After that, we began more work with the professional historian I named above, Emma.  She is co-author of The Struggle for Freedom: A History of African Americans. When the manuscript was finished, Emma contributed a moving foreword. Here are a few of her words:

 

Elaine and Bev’s story is about both race-based pain and interracial triumph; it’s about pettiness and greed and prejudice and ignorance and exclusion. But it’s also about teamwork and mutual human concern, and about the intricacies of family life among and between White and Black Americans, stretching from the eighteenth and nineteenth century into the twenty-first century….

 

How did the book signing event at Grounds for Sculpture come together? 

 

With the history of the Sankofa Symposiums at the Grounds for Sculpture, which are an incredible statewide initiative everyone should know about so I am linking our last press release about it. 

 

Bev and Elaine came up with the concept of  having their launch there to celebrate all the many contributors and supporters to their work. The Grounds for Sculpture has been incredibly supportive of Bev and Elaine--and it felt so perfect to launch there.  

 

Beverly and Elaine put the evening program together to include two people from whom they learned much and were inspired by: Marion T. Lane and Joyce Mosley, both of whom have important stories to tell.   They also asked two excellent speakers to read from the book: Ivey Avery, who is renowned for her reenactments of characters like Harriet Tubman, and Joyce Yon. Hearing Ivey and Joyce read the chapters was powerful for me.

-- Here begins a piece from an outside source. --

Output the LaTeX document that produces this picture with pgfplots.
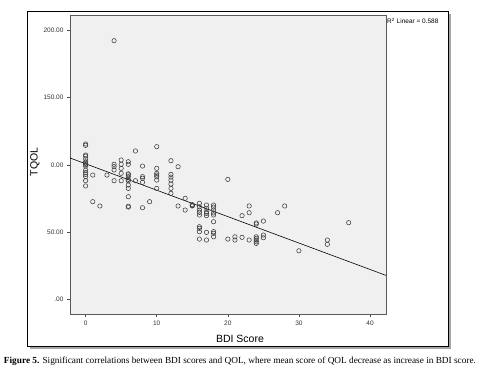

I also loved the moment when Beverly and Elaine named all of the attending Sourland family members representing the “Resident Voices,” an entire chapter in the book. The whole launch evening had a warm glow to it--and I’m so honored to have been a part of it. The excitement, love and overflowing support for Beverly and Elaine and for If These Stones Could Talk seemed palpable in the air. Indeed, it was was fitting that Beverly and Elaine ended the event by singing a spiritual.